Illusion of Control Bias
Exists when clients believe they can control or affect outcomes of, say, the market when they cannot.
Overconfidence Bias
Clients with overconfidence believe their abilities to be much better than they are.
Money Illusion
The misunderstanding people have in relating nominal rates or prices with real (inflation-adjusted) rates or prices. With this bias, individuals have a tendency to think one dollar has the same value today, tomorrow, and into the future, without considering inflation.
Conservatism Bias
Occurs when individuals initially form a rational view but fail to change that view as new information becomes available. They consider their original view and the information upon which it is based and do not consider new information important—especially if it is difficult to understand.
Hindsight Bias
A selective memory of past events, actions, or what was known in the past. Clients have a tendency to remember their correct views and forget the errors. They also overestimate what could have been known.
Confirmation Bias
Occurs when individuals look for new information or distort new information to support an existing view. Clients who get involved with the portfolio process by researching some of their portfolio holdings may become overly attached to some holdings and only bring up information favorable to the holding.
Representativeness Bias
The tendency, when making a decision, to recall a past experience similar to the present decision-making situation and assume one is like the other.
Base-Rate Neglect
When the base rate (probability) of the initial classification is not adequately considered. Essentially, the classification is taken as being 100% correct with no consideration that it could be wrong. A stock could be classified as a value stock, and new information about the stock is analyzed based on that classification. In reality, the stock may not be a value stock.
Sample-Size Neglect
Makes the initial classification based on an overly small and potentially unrealistic sample of data. For example, the initial classification of the stock could be based on dividend yield without considering any of the other typical characteristics of a value stock.

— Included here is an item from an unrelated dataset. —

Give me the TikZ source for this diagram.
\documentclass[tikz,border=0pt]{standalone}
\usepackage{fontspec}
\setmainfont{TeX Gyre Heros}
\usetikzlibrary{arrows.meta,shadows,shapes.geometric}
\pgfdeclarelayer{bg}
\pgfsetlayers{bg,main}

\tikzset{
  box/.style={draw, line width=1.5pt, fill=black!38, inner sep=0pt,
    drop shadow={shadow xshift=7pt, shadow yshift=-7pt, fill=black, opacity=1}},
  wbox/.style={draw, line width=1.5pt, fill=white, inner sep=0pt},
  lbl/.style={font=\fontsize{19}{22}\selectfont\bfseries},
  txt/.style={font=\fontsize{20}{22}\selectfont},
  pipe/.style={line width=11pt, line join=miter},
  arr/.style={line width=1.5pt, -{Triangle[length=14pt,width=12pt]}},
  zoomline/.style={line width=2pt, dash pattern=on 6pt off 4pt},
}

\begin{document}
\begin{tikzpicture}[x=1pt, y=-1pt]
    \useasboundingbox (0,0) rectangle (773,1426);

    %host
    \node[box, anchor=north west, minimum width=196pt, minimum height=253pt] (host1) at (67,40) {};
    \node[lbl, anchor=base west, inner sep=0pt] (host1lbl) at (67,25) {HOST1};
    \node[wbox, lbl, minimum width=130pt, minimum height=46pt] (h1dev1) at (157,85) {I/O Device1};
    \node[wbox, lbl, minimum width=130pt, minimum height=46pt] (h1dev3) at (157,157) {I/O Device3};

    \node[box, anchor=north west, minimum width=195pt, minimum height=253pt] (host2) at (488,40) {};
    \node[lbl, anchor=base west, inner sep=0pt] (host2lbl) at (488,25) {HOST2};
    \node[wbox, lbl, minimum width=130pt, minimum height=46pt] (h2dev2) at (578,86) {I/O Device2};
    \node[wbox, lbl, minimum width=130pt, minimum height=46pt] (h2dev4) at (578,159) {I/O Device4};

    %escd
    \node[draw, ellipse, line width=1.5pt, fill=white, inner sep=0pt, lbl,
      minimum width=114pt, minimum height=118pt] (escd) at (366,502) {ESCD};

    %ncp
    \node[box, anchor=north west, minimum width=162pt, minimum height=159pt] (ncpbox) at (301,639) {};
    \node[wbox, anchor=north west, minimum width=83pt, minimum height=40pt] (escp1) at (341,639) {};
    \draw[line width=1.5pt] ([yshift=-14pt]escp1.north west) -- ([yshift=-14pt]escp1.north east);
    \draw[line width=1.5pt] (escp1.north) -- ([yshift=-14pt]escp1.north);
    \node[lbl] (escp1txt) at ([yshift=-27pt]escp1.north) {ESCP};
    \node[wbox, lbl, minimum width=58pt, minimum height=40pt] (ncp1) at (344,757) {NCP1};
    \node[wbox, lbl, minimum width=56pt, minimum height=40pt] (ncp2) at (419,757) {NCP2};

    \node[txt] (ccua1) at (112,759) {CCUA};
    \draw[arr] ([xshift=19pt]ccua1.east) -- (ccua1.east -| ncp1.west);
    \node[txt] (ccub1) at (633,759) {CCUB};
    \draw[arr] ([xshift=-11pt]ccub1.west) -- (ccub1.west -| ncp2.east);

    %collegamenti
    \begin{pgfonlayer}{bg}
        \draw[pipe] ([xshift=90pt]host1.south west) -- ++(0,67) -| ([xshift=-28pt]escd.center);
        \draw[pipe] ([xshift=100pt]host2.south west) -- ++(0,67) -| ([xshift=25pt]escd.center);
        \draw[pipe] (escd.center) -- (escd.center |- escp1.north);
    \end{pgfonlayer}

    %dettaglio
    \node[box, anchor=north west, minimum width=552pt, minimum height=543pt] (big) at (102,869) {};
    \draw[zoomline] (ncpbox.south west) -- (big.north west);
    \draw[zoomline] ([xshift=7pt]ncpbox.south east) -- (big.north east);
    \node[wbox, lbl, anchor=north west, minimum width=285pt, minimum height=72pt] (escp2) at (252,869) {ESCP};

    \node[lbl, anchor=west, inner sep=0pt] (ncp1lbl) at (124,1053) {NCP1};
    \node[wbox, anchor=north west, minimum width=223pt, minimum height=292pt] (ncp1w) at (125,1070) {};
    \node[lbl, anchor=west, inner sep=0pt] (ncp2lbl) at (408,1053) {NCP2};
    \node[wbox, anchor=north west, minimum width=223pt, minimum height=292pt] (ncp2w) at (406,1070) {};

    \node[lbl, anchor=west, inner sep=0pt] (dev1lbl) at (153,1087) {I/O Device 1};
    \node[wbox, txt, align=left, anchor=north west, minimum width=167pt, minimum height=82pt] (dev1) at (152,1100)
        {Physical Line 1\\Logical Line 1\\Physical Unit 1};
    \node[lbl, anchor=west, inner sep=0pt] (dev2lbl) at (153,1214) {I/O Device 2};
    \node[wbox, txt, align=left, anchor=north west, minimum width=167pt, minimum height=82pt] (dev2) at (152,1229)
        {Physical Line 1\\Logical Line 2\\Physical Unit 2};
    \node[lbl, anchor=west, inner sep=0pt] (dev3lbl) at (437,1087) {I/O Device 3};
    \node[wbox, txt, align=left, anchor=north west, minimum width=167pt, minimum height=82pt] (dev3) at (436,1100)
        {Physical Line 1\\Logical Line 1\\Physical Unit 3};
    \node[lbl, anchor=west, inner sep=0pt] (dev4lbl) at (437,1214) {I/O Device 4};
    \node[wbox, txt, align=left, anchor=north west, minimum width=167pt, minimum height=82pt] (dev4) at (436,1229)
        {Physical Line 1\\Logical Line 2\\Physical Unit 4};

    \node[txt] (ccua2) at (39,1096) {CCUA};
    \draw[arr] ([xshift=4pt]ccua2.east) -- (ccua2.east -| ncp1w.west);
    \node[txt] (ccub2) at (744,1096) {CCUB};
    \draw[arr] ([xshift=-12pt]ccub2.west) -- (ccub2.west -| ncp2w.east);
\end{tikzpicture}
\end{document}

Mental Accounting (Money Jar Mentality)
Involves the tendency of individuals to mentally put their money into separate accounts (or money jars) based on the purpose of these accounts. For example, amounts of money may be earmarked separately for savings, debt reduction, and a future vacation. In this case, setting aside money for a vacation while carrying a considerable amount of debt is, in general, poor money management.
Cognitive Dissonance
When newly acquired information conflicts with pre-existing understanding, people often experience mental discomfort. When in a state of cognitive dissonance, individuals will often change some of their attitudes, beliefs, or behaviors to reduce their discomfort; maintain psychological stability; and feel more balanced.
Selective Perception
This is when individuals only register information that appears to affirm an already chosen decision. This ties into rationalization or confirmation bias, covered previously.
Selective Decision-Making
This usually occurs when commitment to an original decision course is high. Selective decision-making rationalizes actions that enable a person to adhere to the original course. An example of this would be an investor who has purchased an investment that has gone down in price because of bad news but continues to invest to not “waste” previously invested or sunk funds.
Self-Attribution Bias
Individuals take credit for their successes and either blame others or external influences for failures. Self-attribution bias is an ego defense mechanism because analysts use it to avoid the cognitive dissonance associated with having to admit to making a mistake.
Self-Enhancing Bias
The tendency to claim an irrational degree of credit for successes.
Self-Protecting Bias
The irrational denial of responsibility for failure.
Anchoring
Involves individuals making irrational decisions based on information that should have no influence on the decisions at hand. Anchoring is especially risky when people know little about the product being purchased, the service being delivered, or the investment being made.